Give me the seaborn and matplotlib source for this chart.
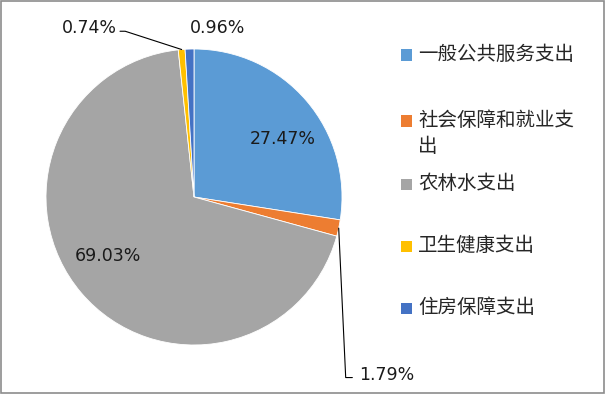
import numpy as np
import seaborn as sns
import matplotlib.pyplot as plt
from matplotlib.patches import Rectangle

# data
categories = ["一般公共服务支出", "社会保障和就业支出", "农林水支出", "卫生健康支出", "住房保障支出"]
legend_labels = ["一般公共服务支出", "社会保障和就业支\n出", "农林水支出", "卫生健康支出", "住房保障支出"]
shares = [27.47, 1.79, 69.03, 0.74, 0.96]
pct_labels = ["27.47%", "1.79%", "69.03%", "0.74%", "0.96%"]
colors = ["#5B9BD5", "#ED7D31", "#A5A5A5", "#FFC000", "#4472C4"]

sns.set_theme(style="white")
plt.rcParams['font.family'] = ['Noto Sans CJK SC', 'DejaVu Sans']

W, H = 606, 394
fig = plt.figure(figsize=(W / 100, H / 100), dpi=100)

# pie centre / radius in pixels
cx, cy, r = 194, 197, 148
ax = fig.add_axes([(cx - r) / W, (H - cy - r) / H, 2 * r / W, 2 * r / H])

wedges, _ = ax.pie(shares, colors=colors, startangle=90, counterclock=False,
                   radius=1, wedgeprops=dict(linewidth=0.6, edgecolor="white"))
ax.set_xlim(-1, 1)
ax.set_ylim(-1, 1)
ax.axis("off")

# label placement (data coords), leader anchor taken from each wedge
label_pos = [(0.60, 0.39), (1.30, -1.20), (-0.58, -0.40), (-0.71, 1.14), (0.16, 1.14)]
leaders = {1: "right", 3: "left"}
for i, (w, txt) in enumerate(zip(wedges, pct_labels)):
    tx, ty = label_pos[i]
    ax.text(tx, ty, txt, ha="center", va="center", fontsize=12.5,
            family=["DejaVu Sans"], color="#1a1a1a", clip_on=False)
    if i in leaders:
        mid = np.deg2rad((w.theta1 + w.theta2) / 2)
        ex, ey = np.cos(mid), np.sin(mid)
        if i == 1:
            xs = [ex, 1.025, 1.07]
            ys = [ey, -1.22, -1.22]
        else:
            xs = [ex, -0.465, -0.50]
            ys = [ey, 1.12, 1.12]
        ax.plot(xs, ys, color="black", linewidth=0.8, clip_on=False)

# legend, drawn item by item
leg_y = [55, 121, 184, 246, 308]
for lab, col, y in zip(legend_labels, colors, leg_y):
    fig.add_artist(Rectangle((401 / W, 1 - (y + 5.5) / H), 11 / W, 11 / H,
                             transform=fig.transFigure, facecolor=col, edgecolor="none"))
    fig.text(418 / W, 1 - (y - 11) / H, lab, ha="left", va="top",
             fontsize=14, color="#262626", linespacing=1.3)

# outer frame
fig.add_artist(Rectangle((0.5 / W, 1.5 / H), (W - 2.5) / W, (H - 2.5) / H,
                         transform=fig.transFigure, fill=False,
                         edgecolor="#8c8c8c", linewidth=1.2))

fig.savefig("out.png", dpi=100)
plt.close(fig)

########

### Problem requirements
Copy the material exactly. Do not include the pictures.

### Answer for this exercise
Give me the seaborn and matplotlib source for this chart.
import numpy as np
import seaborn as sns
import matplotlib.pyplot as plt
from matplotlib.patches import Rectangle

# data
categories = ["一般公共服务支出", "社会保障和就业支出", "农林水支出", "卫生健康支出", "住房保障支出"]
legend_labels = ["一般公共服务支出", "社会保障和就业支\n出", "农林水支出", "卫生健康支出", "住房保障支出"]
shares = [27.47, 1.79, 69.03, 0.74, 0.96]
pct_labels = ["27.47%", "1.79%", "69.03%", "0.74%", "0.96%"]
colors = ["#5B9BD5", "#ED7D31", "#A5A5A5", "#FFC000", "#4472C4"]

sns.set_theme(style="white")
plt.rcParams['font.family'] = ['Noto Sans CJK SC', 'DejaVu Sans']

W, H = 606, 394
fig = plt.figure(figsize=(W / 100, H / 100), dpi=100)

# pie centre / radius in pixels
cx, cy, r = 194, 197, 148
ax = fig.add_axes([(cx - r) / W, (H - cy - r) / H, 2 * r / W, 2 * r / H])

wedges, _ = ax.pie(shares, colors=colors, startangle=90, counterclock=False,
                   radius=1, wedgeprops=dict(linewidth=0.6, edgecolor="white"))
ax.set_xlim(-1, 1)
ax.set_ylim(-1, 1)
ax.axis("off")

# label placement (data coords), leader anchor taken from each wedge
label_pos = [(0.60, 0.39), (1.30, -1.20), (-0.58, -0.40), (-0.71, 1.14), (0.16, 1.14)]
leaders = {1: "right", 3: "left"}
for i, (w, txt) in enumerate(zip(wedges, pct_labels)):
    tx, ty = label_pos[i]
    ax.text(tx, ty, txt, ha="center", va="center", fontsize=12.5,
            family=["DejaVu Sans"], color="#1a1a1a", clip_on=False)
    if i in leaders:
        mid = np.deg2rad((w.theta1 + w.theta2) / 2)
        ex, ey = np.cos(mid), np.sin(mid)
        if i == 1:
            xs = [ex, 1.025, 1.07]
            ys = [ey, -1.22, -1.22]
        else:
            xs = [ex, -0.465, -0.50]
            ys = [ey, 1.12, 1.12]
        ax.plot(xs, ys, color="black", linewidth=0.8, clip_on=False)

# legend, drawn item by item
leg_y = [55, 121, 184, 246, 308]
for lab, col, y in zip(legend_labels, colors, leg_y):
    fig.add_artist(Rectangle((401 / W, 1 - (y + 5.5) / H), 11 / W, 11 / H,
                             transform=fig.transFigure, facecolor=col, edgecolor="none"))
    fig.text(418 / W, 1 - (y - 11) / H, lab, ha="left", va="top",
             fontsize=14, color="#262626", linespacing=1.3)

# outer frame
fig.add_artist(Rectangle((0.5 / W, 1.5 / H), (W - 2.5) / W, (H - 2.5) / H,
                         transform=fig.transFigure, fill=False,
                         edgecolor="#8c8c8c", linewidth=1.2))

fig.savefig("out.png", dpi=100)
plt.close(fig)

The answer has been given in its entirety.